The honest test of a good silk house isn't the lowest price — it's whether they'll show you exactly what you're paying for.

Aikyatha's ranges — a saree for every budget

At Aikyatha, we stock pure silk sarees across a genuinely wide range, so there's something at every budget. As a current guide:

  • Soft silk — from around ₹9,000 to ₹15,000; the most accessible way into pure silk.
  • Banarasi — from around ₹9,500 to ₹36,000, with most sitting between ₹12,000 and ₹25,000.
  • Kanchipuram (Kanjivaram) — from around ₹17,000 to ₹1,70,000, with most between ₹19,000 and ₹50,000; by far the widest range, from everyday pure silk through heavy bridal weaves up to rare pure-zari heirloom pieces.
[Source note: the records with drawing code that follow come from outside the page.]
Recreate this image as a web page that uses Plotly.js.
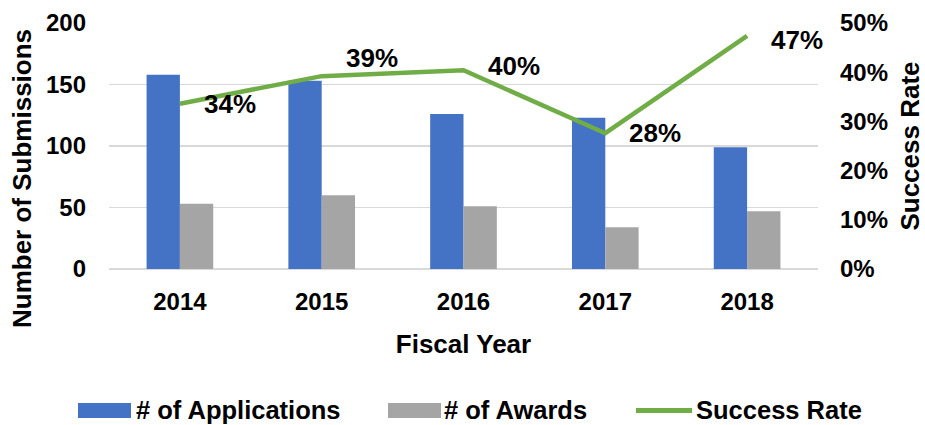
<!DOCTYPE html>
<html>
<head>
<meta charset="utf-8">
<script src="https://cdn.plot.ly/plotly-3.0.1.min.js"></script>
<style>html,body{margin:0;padding:0;background:#fff;}#chart{width:925px;height:425px;}</style>
</head>
<body>
<div id="chart"></div>
<script>
const years = ['2014', '2015', '2016', '2017', '2018'];
const applications = [158, 153, 126, 123, 99];
const awards = [53, 60, 51, 34, 47];
const successRate = [0.336, 0.392, 0.404, 0.276, 0.474];
const seriesNames = ['# of Applications', '# of Awards', 'Success Rate'];
const leftTickVals = [0, 50, 100, 150, 200];
const rightTickVals = [0, 0.1, 0.2, 0.3, 0.4, 0.5];

const FONT = 'Arial, "Liberation Sans", sans-serif';
const BLUE = '#4472C4', GREY = '#A5A5A5', GREEN = '#70AD47';

const W = 925, H = 425;
const M = {l: 109, r: 107, t: 23, b: 156};
const PW = W - M.l - M.r, PH = H - M.t - M.b;
const px = x => (x - M.l) / PW;
const py = y => (H - M.b - y) / PH;

const traces = [
  {type: 'bar', name: seriesNames[0], x: years, y: applications, marker: {color: BLUE}, yaxis: 'y'},
  {type: 'bar', name: seriesNames[1], x: years, y: awards, marker: {color: GREY}, yaxis: 'y'},
  {type: 'scatter', mode: 'lines', name: seriesNames[2], x: years, y: successRate, yaxis: 'y2',
   line: {color: GREEN, width: 4.5}}
];

const bigFont = {family: FONT, size: 26, color: '#000', weight: 'bold'};
const legendFont = {family: FONT, size: 25.5, color: '#000', weight: 'bold'};

// data labels for success rate (category index positions on the x axis)
const labelNudge = [0, 18, 4, 0, -4];
const annotations = successRate.map((v, i) => ({
  xref: 'x', yref: 'y2', x: i, y: v,
  text: Math.round(v * 100) + '%', showarrow: false,
  xshift: 50, yshift: labelNudge[i],
  font: bigFont
}));

// left axis title
annotations.push({
  xref: 'paper', yref: 'paper', x: px(22), y: py(179), xanchor: 'center', yanchor: 'middle',
  text: 'Number of Submissions', textangle: -90, showarrow: false,
  font: bigFont
});

// custom legend
const shapes = [];
const legendY = 410.5;
const legendItems = [
  {kind: 'bar', color: BLUE, x0: 78, x1: 131, tx: 135, name: seriesNames[0]},
  {kind: 'bar', color: GREY, x0: 388, x1: 441, tx: 443, name: seriesNames[1]},
  {kind: 'line', color: GREEN, x0: 636, x1: 692, tx: 695, name: seriesNames[2]}
];
legendItems.forEach(it => {
  if (it.kind === 'bar') {
    shapes.push({type: 'rect', xref: 'paper', yref: 'paper', x0: px(it.x0), x1: px(it.x1),
      y0: py(legendY + 7.5), y1: py(legendY - 7.5), fillcolor: it.color, line: {width: 0}});
  } else {
    shapes.push({type: 'line', xref: 'paper', yref: 'paper', x0: px(it.x0), x1: px(it.x1),
      y0: py(legendY), y1: py(legendY), line: {color: it.color, width: 5}});
  }
  annotations.push({xref: 'paper', yref: 'paper', x: px(it.tx), y: py(legendY - 0.5), xanchor: 'left', yanchor: 'middle',
    text: it.name, showarrow: false, borderpad: 0, font: legendFont});
});

const tickFont = {family: FONT, size: 24, color: '#000', weight: 'bold'};

const layout = {
  width: W, height: H,
  margin: M,
  paper_bgcolor: '#fff', plot_bgcolor: '#fff',
  showlegend: false,
  barmode: 'group', bargap: 0.53, bargroupgap: 0,
  font: {family: FONT, color: '#000'},
  xaxis: {
    type: 'category', range: [-0.5, years.length - 0.5], tickfont: tickFont,
    showgrid: false, showline: false, zeroline: false,
    ticks: '', ticklabelstandoff: 16,
    title: {text: 'Fiscal Year', font: bigFont, standoff: 20}
  },
  yaxis: {
    range: [0, 200], tickvals: leftTickVals, tickfont: tickFont,
    showgrid: true, gridcolor: '#D9D9D9', gridwidth: 1.5,
    zeroline: true, zerolinecolor: '#D9D9D9', zerolinewidth: 1.5,
    showline: false, ticks: '', ticklabelstandoff: 22
  },
  yaxis2: {
    overlaying: 'y', side: 'right', range: [0, 0.5], tickvals: rightTickVals, tickformat: '.0%',
    tickfont: tickFont, showgrid: false, zeroline: false, showline: false, ticks: '', ticklabelstandoff: 21,
    title: {text: 'Success Rate', font: bigFont, standoff: 18}
  },
  annotations: annotations,
  shapes: shapes
};

Plotly.newPlot('chart', traces, layout, {displayModeBar: false, staticPlot: true});
</script>
</body>
</html>
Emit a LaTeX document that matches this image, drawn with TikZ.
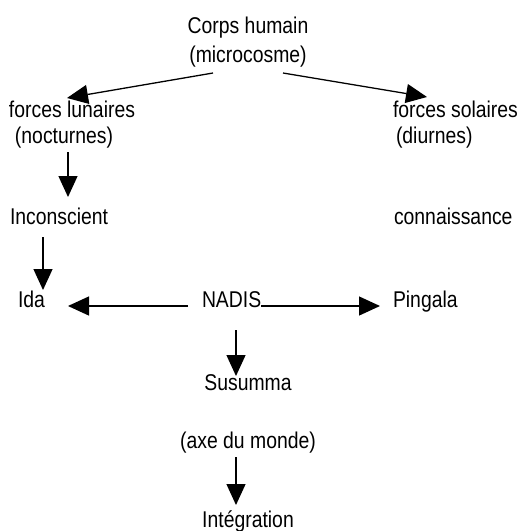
\documentclass[tikz,border=0pt]{standalone}
\usepackage{fontspec}
\setmainfont{Liberation Sans}[FakeStretch=0.85]
\usetikzlibrary{arrows.meta}
\tikzset{
  lbl/.style={inner sep=0pt, outer sep=0pt, font=\fontsize{22.8}{27}\selectfont},
  arr/.style={-{Triangle[length=21pt,width=19pt]}, line width=1.3pt}
}
\begin{document}
\begin{tikzpicture}[x=1pt,y=1pt]
\useasboundingbox (0,0) rectangle (520,-531);
\clip (0,0) rectangle (520,-531);
% nodes
\node[lbl, anchor=base] (corps) at (248,-33) {Corps humain};
\node[lbl, anchor=base] (micro) at (248,-62) {(microcosme)};
\node[lbl, anchor=base west] (lun1) at (9,-117) {forces lunaires};
\node[lbl, anchor=base west] (lun2) at (15,-143) {(nocturnes)};
\node[lbl, anchor=base west] (sol1) at (393,-117) {forces solaires};
\node[lbl, anchor=base west] (sol2) at (396,-143) {(diurnes)};
\node[lbl, anchor=base west] (incon) at (10,-224) {Inconscient};
\node[lbl, anchor=base west] (conn) at (394,-224) {connaissance};
\node[lbl, anchor=base west] (ida) at (18,-307) {Ida};
\node[lbl, anchor=base west] (nadis) at (202,-307) {NADIS};
\node[lbl, anchor=base west] (ping) at (393,-307) {Pingala};
\node[lbl, anchor=base] (sus) at (248,-390) {Susumma};
\node[lbl, anchor=base] (axe) at (248,-448) {(axe du monde)};
\node[lbl, anchor=base] (integ) at (248,-527) {Intégration};
% connectors
\draw[arr] ([shift={(-35,-11)}]micro.base) -- ([shift={(58,19)}]lun1.base west);
\draw[arr] ([shift={(35,-11)}]micro.base) -- ([shift={(34,20)}]sol1.base west);
\draw[arr] ([shift={(53,-9)}]lun2.base west) -- ([shift={(58,27)}]incon.base west);
\draw[arr] ([shift={(33,-13)}]incon.base west) -- ([shift={(25,17)}]ida.base west);
\draw[arr] ([shift={(-14,1)}]nadis.base west) -- ([shift={(50,1)}]ida.base west);
\draw[arr] ([shift={(0,1)}]nadis.base east) -- ([shift={(-13,1)}]ping.base west);
\draw[arr] ([shift={(34,-23)}]nadis.base west) -- ([shift={(-12,14)}]sus.base);
\draw[arr] ([shift={(-12,-9)}]axe.base) -- ([shift={(-12,22)}]integ.base);
\end{tikzpicture}
\end{document}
Prices move with silk and zari rates, so the most reliable figures are always the live ones on the site — browse the Kanchipuram, Banarasi and soft silk collections, or visit our Jayanagar, Malleshwaram or Marathahalli showroom, where our team will show you the quality behind the price.

Frequently asked questions

Why do Kanjivaram sarees vary so much in price?

Mainly the zari — pure gold/silver zari costs far more than tested or synthetic zari — plus the silk weight, the density of the zari work, and the hand-woven korvai border. Two Kanjivarams that look similar in a photo can be very different in materials.

How do I know a silk saree is worth its price?

Confirm pure silk (Silk Mark), ask whether the zari is pure or tested, and check for genuine handloom signs — the korvai interlock on a Kanchipuram or a clean kadhua back on a Banarasi. A good seller shows you all of this openly.

Is a soft silk saree cheaper than a Kanchipuram?

Often, yes — soft silk is pure silk but lighter, with less zari, so it usually costs less than a heavy traditional Kanchipuram while still giving you real silk elegance.

What's the price range of silk sarees at Aikyatha?

As a current guide: soft silk from around ₹9,000, Banarasi from around ₹9,500, and Kanchipuram from around ₹17,000, rising to about ₹1,70,000 for the heaviest pure-zari heirloom weaves. See live prices on the collections for the latest.